В трамвае, громыхавшем по направлению к кладбищу Верано, я размышлял над маленькими происшествиями, из которых складывается большая История. Луиджи, мойщик посуды у императора, воображавшего себя величайшим властелином своего времени, сейчас сидел рядом со мной, итальянским евреем в британской военной форме. В тот момент я был замешан в деятельности против британцев в Палестине, против их полуколониального режима, который поначалу поддерживал сионистскую мечту, а потом противился ей — той самой сионистской мечте, которой Герцль пытался найти поддержку у немцев, тех самых немцев, которые несколькими десятками лет позже пытались решить «еврейскую проблему» в газовых камерах. Мы с Луиджи находились в пути на кладбище, чтобы отдать последние почести останкам моего дяди, который был сброшен с высоты своего политического и финансового положения, потому что крещение не помогло ему стереть свое еврейское происхождение. Ирония состояла в том, что он лежал в могиле своего повара, пережившего и его, и кайзера, и многих других великих мира сего, коим он жарил цыплят и готовил соусы. Луиджи держал обеими руками небольшой пакет, завернутый в газету, как будто грел им руки. Это делало повара еще смешнее, потому что он, несмотря на теплую римскую погоду, был одет в толстое пальто с бархатными лацканами, на голове у него был котелок, а маленькие седые усы делали его похожим на Чарли Чаплина из фильма «Великий диктатор». Когда мы добрались до могилы, он положил пакет на мраморную плиту, на которой уже было высечено его имя, дата рождения и не хватало только даты смерти. Луиджи осторожно вынул из кармана изогнутую щетку с серебряной ручкой, похожую на ту, что моя мать держала на окаймленном кружевами столе в своей большой ванной комнате. Эта щетка напомнила мне о зеркале в серебряной раме, державшемся на двух красивых винтах, к которому мне было запрещено прикасаться, пока мама причесывалась, потому что малейшее колебание зеркала вызывало у нее морскую болезнь. Я стоял недвижимо, завороженный видом ее прекрасного лица, которое не имело ничего общего с изуродованным раком лицом той, чьи глаза я закрыл теплым весенним утром в иерусалимской больнице.
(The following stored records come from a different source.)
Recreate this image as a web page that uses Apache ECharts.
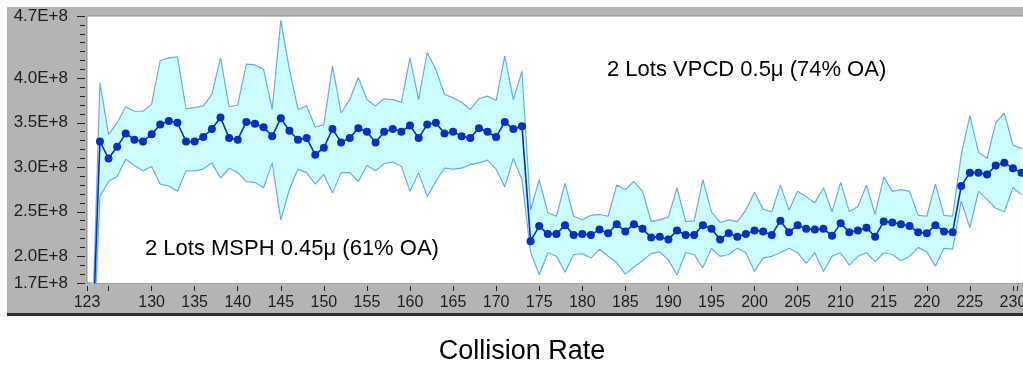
<!DOCTYPE html>
<html>
<head>
<meta charset="utf-8">
<script src="https://cdn.jsdelivr.net/npm/echarts@6/dist/echarts.min.js"></script>
<style>
  html, body { margin: 0; padding: 0; background: #fff; overflow: hidden; }
  #chart { width: 1060px; height: 371px; }
</style>
</head>
<body>
<div id="chart"></div>
<script>
// Collision rate per point, in units of 1E+8. Band = upper/lower limits, dots = mean.
const collisionX = [
  123, 124, 125, 126, 127, 128, 129, 130, 131, 132,
  133, 134, 135, 136, 137, 138, 139, 140, 141, 142,
  143, 144, 145, 146, 147, 148, 149, 150, 151, 152,
  153, 154, 155, 156, 157, 158, 159, 160, 161, 162,
  163, 164, 165, 166, 167, 168, 169, 170, 171, 172,
  173, 174, 175, 176, 177, 178, 179, 180, 181, 182,
  183, 184, 185, 186, 187, 188, 189, 190, 191, 192,
  193, 194, 195, 196, 197, 198, 199, 200, 201, 202,
  203, 204, 205, 206, 207, 208, 209, 210, 211, 212,
  213, 214, 215, 216, 217, 218, 219, 220, 221, 222,
  223, 224, 225, 226, 227, 228, 229, 230, 231
];
const meanRate = [
  0.66, 3.29, 3.10, 3.23, 3.38, 3.31, 3.29, 3.37, 3.48, 3.52,
  3.50, 3.29, 3.29, 3.34, 3.43, 3.56, 3.33, 3.31, 3.51, 3.49,
  3.45, 3.35, 3.55, 3.41, 3.31, 3.33, 3.14, 3.22, 3.43, 3.28,
  3.33, 3.44, 3.40, 3.28, 3.40, 3.43, 3.40, 3.47, 3.33, 3.48,
  3.50, 3.38, 3.40, 3.35, 3.33, 3.44, 3.40, 3.34, 3.51, 3.43,
  3.46, 2.17, 2.34, 2.25, 2.25, 2.35, 2.24, 2.25, 2.24, 2.30,
  2.26, 2.36, 2.28, 2.36, 2.31, 2.21, 2.22, 2.19, 2.29, 2.24,
  2.24, 2.35, 2.31, 2.19, 2.26, 2.22, 2.25, 2.29, 2.28, 2.24,
  2.40, 2.27, 2.35, 2.31, 2.30, 2.31, 2.23, 2.37, 2.27, 2.29,
  2.32, 2.22, 2.39, 2.38, 2.36, 2.34, 2.27, 2.26, 2.35, 2.28,
  2.27, 2.79, 2.94, 2.94, 2.92, 3.02, 3.05, 2.99, 2.94
];
const upperRate = [
  0.80, 3.95, 3.37, 3.50, 3.68, 3.63, 3.63, 3.71, 4.20, 4.23,
  4.24, 3.66, 3.67, 3.69, 3.82, 4.23, 3.68, 3.70, 4.16, 4.15,
  4.10, 3.65, 4.65, 4.10, 3.65, 3.69, 3.45, 3.48, 4.14, 3.61,
  3.76, 4.01, 3.76, 3.69, 3.77, 3.76, 3.73, 4.23, 3.76, 4.29,
  4.10, 3.82, 3.78, 3.73, 3.65, 3.77, 3.80, 3.75, 4.25, 3.76,
  4.08, 2.52, 2.86, 2.49, 2.45, 2.82, 2.45, 2.41, 2.46, 2.47,
  2.45, 2.80, 2.75, 2.84, 2.73, 2.39, 2.41, 2.44, 2.77, 2.39,
  2.40, 2.86, 2.50, 2.38, 2.41, 2.39, 2.52, 2.72, 2.53, 2.50,
  2.80, 2.52, 2.73, 2.67, 2.60, 2.77, 2.50, 2.83, 2.50, 2.56,
  2.80, 2.47, 2.89, 2.73, 2.75, 2.73, 2.46, 2.45, 2.81, 2.46,
  2.45, 3.14, 3.58, 3.17, 3.10, 3.50, 3.61, 3.25, 3.21
];
const lowerRate = [
  0.50, 2.67, 2.84, 2.90, 3.09, 3.02, 2.96, 3.01, 2.81, 2.79,
  2.73, 2.96, 2.96, 2.98, 3.05, 2.88, 2.99, 2.94, 2.84, 2.83,
  2.77, 3.05, 2.41, 2.75, 2.98, 2.94, 2.81, 2.92, 2.71, 2.94,
  2.94, 2.84, 3.02, 2.96, 3.04, 3.06, 3.01, 2.73, 2.94, 2.67,
  2.84, 2.99, 2.98, 2.99, 3.03, 3.05, 3.08, 2.98, 2.78, 3.10,
  2.86, 2.05, 1.79, 2.04, 2.00, 1.82, 2.02, 2.03, 1.98, 2.08,
  2.00, 1.93, 1.80, 1.88, 1.95, 2.03, 2.05, 1.96, 1.79, 2.04,
  2.02, 1.87, 2.09, 2.00, 2.02, 2.09, 2.04, 1.83, 1.98, 2.00,
  2.04, 2.09, 2.04, 1.92, 2.04, 1.83, 2.00, 2.04, 1.90, 2.00,
  2.04, 1.94, 2.04, 2.02, 1.95, 2.00, 2.10, 2.05, 1.89, 2.09,
  2.08, 2.62, 2.32, 2.73, 2.64, 2.54, 2.50, 2.77, 2.69
];

// Axis ticks / labels as drawn in the original
const xLabelValues = [122.5, 130, 135, 140, 145, 150, 155, 160, 165, 170, 175, 180,
  185, 190, 195, 200, 205, 210, 215, 220, 225, 230];
const xTickValues = [122.5, 125, 130, 135, 140, 145, 150, 155, 160, 165, 170, 175, 180,
  185, 190, 195, 200, 205, 210, 215, 220, 225, 230, 230.5];
const yLabelValues = [1.7, 2.0, 2.5, 3.0, 3.5, 4.0, 4.7];

const annotations = [
  { text: "2 Lots MSPH 0.45\u03bc (61% OA)", x: 145, y: 249 },
  { text: "2 Lots VPCD 0.5\u03bc (74% OA)", x: 607, y: 70 },
];
const chartTitle = "Collision Rate";

const FONT = "'Liberation Sans', Arial, sans-serif";
const EDGE = "#6aa6ff";
const MEAN = "#0030cc";

const pairs = (ys) => collisionX.map((x, i) => [x, ys[i]]);

const chart = echarts.init(document.getElementById("chart"), null, { renderer: "canvas" });

chart.setOption({
  animation: false,
  backgroundColor: "#fff",
  grid: {
    left: 87, top: 16, width: 969, height: 267,
    show: true, backgroundColor: "#fff", borderColor: "#8c8c8c", borderWidth: 1,
  },
  xAxis: {
    type: "value",
    min: 122.5,
    max: 235,
    offset: 3,
    axisLine: { show: false },
    splitLine: { show: false },
    axisTick: { show: true, customValues: xTickValues, length: 5, lineStyle: { color: "#222" } },
    axisLabel: {
      customValues: xLabelValues,
      formatter: (v) => String(Math.round(v)),
      margin: 9,
      color: "#1e1e1e",
      fontFamily: FONT,
      fontSize: 16,
    },
  },
  yAxis: [
    {
      type: "value",
      min: 1.7,
      max: 4.7,
      position: "left",
      offset: 2,
      axisLine: { show: false },
      splitLine: { show: false },
      axisTick: { show: true, customValues: yLabelValues, length: 8, lineStyle: { color: "#222" } },
      axisLabel: {
        customValues: yLabelValues,
        formatter: (v) => v.toFixed(1) + "E+8",
        margin: 17,
        color: "#1e1e1e",
        fontFamily: FONT,
        fontSize: 17,
      },
    },
    {
      // minor ticks every 0.1E+8
      type: "value",
      min: 1.7,
      max: 4.7,
      interval: 0.1,
      position: "left",
      offset: 2,
      axisLine: { show: false },
      splitLine: { show: false },
      axisTick: { show: true, length: 5, lineStyle: { color: "#222" } },
      axisLabel: { show: false },
    },
  ],
  graphic: [
    { type: "rect", z: -10, shape: { x: 7, y: 7, width: 1060, height: 306 }, style: { fill: "#b4b4b4" } },
    { type: "rect", z: -9, shape: { x: 7, y: 313, width: 1060, height: 3 }, style: { fill: "#2e2e2e" } },
    ...annotations.map((a) => ({
      type: "text", z: 100, x: a.x, y: a.y,
      style: { text: a.text, fill: "#000", font: `22px ${FONT}`, textAlign: "left", textVerticalAlign: "middle" },
    })),
    {
      type: "text", z: 100, x: 522, y: 352,
      style: { text: chartTitle, fill: "#000", font: `27px ${FONT}`, textAlign: "center", textVerticalAlign: "middle" },
    },
  ],
  series: [
    {
      name: "upper",
      type: "line",
      z: 2,
      data: pairs(upperRate),
      symbol: "none",
      lineStyle: { color: EDGE, width: 1.2 },
      areaStyle: { color: "#ccffff", opacity: 1, origin: "start" },
      clip: true,
    },
    {
      // white fill below the lower limit closes the band
      name: "lower",
      type: "line",
      z: 3,
      data: pairs(lowerRate),
      symbol: "none",
      lineStyle: { color: EDGE, width: 1.2 },
      areaStyle: { color: "#fff", opacity: 1, origin: "start" },
      clip: true,
    },
    {
      name: "mean",
      type: "line",
      z: 4,
      data: pairs(meanRate),
      symbol: "circle",
      symbolSize: 8,
      showAllSymbol: true,
      itemStyle: { color: MEAN },
      lineStyle: { color: MEAN, width: 1.6 },
      clip: true,
    },
  ],
});
</script>
</body>
</html>
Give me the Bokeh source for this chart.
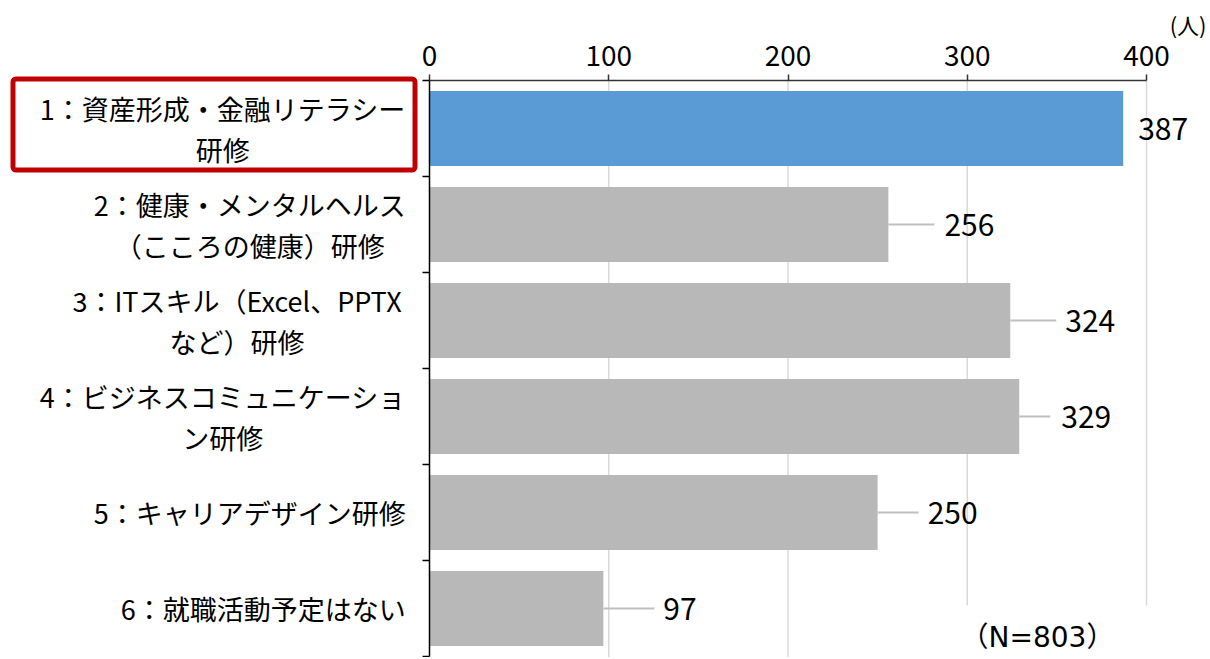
from bokeh.plotting import figure
from bokeh.models import Range1d, FixedTicker, Label, BoxAnnotation, ColumnDataSource
from bokeh.embed import file_html
from bokeh.resources import INLINE

# ---------------- data ----------------
category_lines = [
    ["1：資産形成・金融リテラシー", "研修"],
    ["2：健康・メンタルヘルス", "（こころの健康）研修"],
    ["3：ITスキル（Excel、PPTX", "など）研修"],
    ["4：ビジネスコミュニケーショ", "ン研修"],
    ["5：キャリアデザイン研修"],
    ["6：就職活動予定はない"],
]
values = [387, 256, 324, 329, 250, 97]
bar_colors = ["#5B9BD5", "#B8B8B8", "#B8B8B8", "#B8B8B8", "#B8B8B8", "#B8B8B8"]
x_ticks = [0, 100, 200, 300, 400]
unit_text = "(人)"
note_text = "（N=803）"

# ---------------- layout (pixel geometry) ----------------
FONT = "Noto Sans CJK JP"
NOTE_FONT = "DejaVu Sans, Noto Sans CJK JP"
W, H = 1208, 657
X0_PX = 429                 # pixel of value 0
PX_PER_UNIT = 717 / 400     # pixels per value unit
TOP_PX = 80                 # pixel of the top axis line
BAND_PX = 96                # pixel height of one category band
n = len(values)


def dx(px):
    return (px - X0_PX) / PX_PER_UNIT


def dy(px):
    return (px - TOP_PX) / BAND_PX


leader_px = [0, 46, 46, 31, 41, 51]
label_px = [15, 56, 55, 42, 50, 60]

p = figure(width=W, height=H,
           x_range=Range1d(dx(0), dx(W)), y_range=Range1d(dy(H), dy(0)),
           x_axis_location="above",
           output_backend="svg", toolbar_location=None, min_border=0)
p.outline_line_color = None
p.background_fill_color = "white"
p.border_fill_color = "white"
p.grid.visible = False

xa = p.xaxis[0]
xa.fixed_location = 0
xa.ticker = FixedTicker(ticks=x_ticks)
xa.bounds = (x_ticks[0], x_ticks[-1])
xa.axis_line_color = "#333333"
xa.axis_line_width = 1.5
xa.major_tick_line_color = "#333333"
xa.major_tick_line_width = 1.5
xa.major_tick_out = 6
xa.major_tick_in = 0
xa.minor_tick_line_color = None
xa.major_label_standoff = 9
xa.major_label_text_font = FONT
xa.major_label_text_font_size = "28px"
xa.major_label_text_color = "#000000"

ya = p.yaxis[0]
ya.fixed_location = 0
ya.ticker = FixedTicker(ticks=list(range(n + 1)))
ya.bounds = (0, n)
ya.axis_line_color = "#000000"
ya.axis_line_width = 1.5
ya.major_tick_line_color = "#000000"
ya.major_tick_line_width = 1.5
ya.major_tick_out = 7
ya.major_tick_in = 0
ya.minor_tick_line_color = None
ya.major_label_overrides = {i: "" for i in range(n + 1)}
ya.major_label_text_font_size = "1px"
ya.major_label_standoff = 0

# vertical gridlines
grid_x = [t for t in x_ticks if t > 0]
p.segment(x0=grid_x, y0=[0] * len(grid_x), x1=grid_x, y1=[dy(H)] * len(grid_x),
          line_color="#D9D9D9", line_width=1.5)

ys = [i + 0.5 for i in range(n)]
src = ColumnDataSource(dict(y=ys, v=values, c=bar_colors))
p.hbar(y="y", left=0, right="v", height=0.78, source=src,
       fill_color="c", line_color=None)

# leader lines
seg_x0, seg_x1, seg_y = [], [], []
for v, y, lp in zip(values, ys, leader_px):
    if lp > 0:
        seg_x0.append(v)
        seg_x1.append(v + lp / PX_PER_UNIT)
        seg_y.append(y)
p.segment(x0=seg_x0, y0=seg_y, x1=seg_x1, y1=seg_y,
          line_color="#BFBFBF", line_width=2)

# value labels
for v, y, off in zip(values, ys, label_px):
    p.add_layout(Label(x=v, y=y, x_offset=off, text=str(v),
                       text_font=FONT, text_font_size="30px",
                       text_color="#000000", text_align="left",
                       text_baseline="middle"))

# category labels: right-aligned blocks with centred lines
CAT_FS = 27
RIGHT_EDGE_PX = 405
line_gap = 20.5 / BAND_PX


def est_width(s):
    w = 0.0
    for ch in s:
        w += 1.0 if ord(ch) > 0x2000 else 0.54
    return w * CAT_FS


for i, lines in enumerate(category_lines):
    block_w = max(est_width(s) for s in lines)
    cx = dx(RIGHT_EDGE_PX - block_w / 2)
    offs = [0.0] if len(lines) == 1 else [-line_gap, line_gap]
    for s, o in zip(lines, offs):
        p.add_layout(Label(x=cx, y=ys[i] + o, text=s, text_font=FONT,
                           text_font_size=f"{CAT_FS}px",
                           text_color="#000000", text_align="center",
                           text_baseline="middle"))

# red highlight box around the first category
p.add_layout(BoxAnnotation(left=dx(12.5), right=dx(414.5),
                           top=dy(78.5), bottom=dy(169.5),
                           fill_alpha=0, line_color="#C00000", line_alpha=1,
                           line_width=5, border_radius=3))

# unit label
p.add_layout(Label(x=dx(1206), y=dy(23), text=unit_text,
                   text_font=FONT, text_font_size="22px",
                   text_color="#000000", text_align="right",
                   text_baseline="middle"))

# N note with white cover over the gridlines
p.add_layout(BoxAnnotation(left=dx(962), right=dx(W), top=dy(605), bottom=dy(H),
                           fill_color="white", fill_alpha=1,
                           line_color=None))
p.add_layout(Label(x=dx(1037), y=dy(637), text=note_text,
                   text_font=NOTE_FONT, text_font_size="28px",
                   text_color="#000000", text_align="center",
                   text_baseline="middle"))

open("out.html", "w").write(file_html(p, INLINE))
Мать времен моего детства всегда вспоминается мне одетой в длинное декольтированное вечернее платье с шелковой розой (я до сих пор храню ее в ящичке из сандалового дерева), приколотой сапфировой брошкой. Это был один из тех немногих случаев, когда отец был вынужден облачиться во фрак, чтобы сопровождать ее на гала-концерт в туринский театр «Реджо». В тот раз, за несколько лет до того, как отец обанкротился, наш кучер, а теперь шофер, Виджу позволил мне в ожидании родителей сидеть у него на коленях и держать руль. Все, что осталось от этого шикарного «Фиата-509», — это ящичек из красного дерева, где моя мать держала два флакончика духов, баночку с нюхательной солью и маленькую щетку, которой она смахивала перхоть с отцовского воротника перед тем как выйти из машины. Теперь Луиджи таким же образом смахивал с могильной плиты листья и пыль, которую можно было обнаружить только тренированным глазом.
Я остро почувствовал, что должен произнести молитву, но не знал какую и на каком языке. Нельзя было прочесть кадиш за отсутствием миньяна из десяти еврейских мужчин, которых никак невозможно было собрать на христианском кладбище в честь крещеного еврея. Не мог я прочесть на иврите и «Авину ше башамаим» — «Отче наш», древнюю еврейскую молитву, присвоенную Церковью, — потому что не помнил ее наизусть; будучи евреем, я не мог произнести эту молитву на латыни, как я всегда ее слышал. В конце концов я решил, что лучше всего оставить религию в стороне и почтить память дяди, сохранив его образ живым в моем сознании, помня, как он всегда был ласков со мной, когда другие члены нашей семьи побаивались его и завидовали его силе промышленника и политическим связям.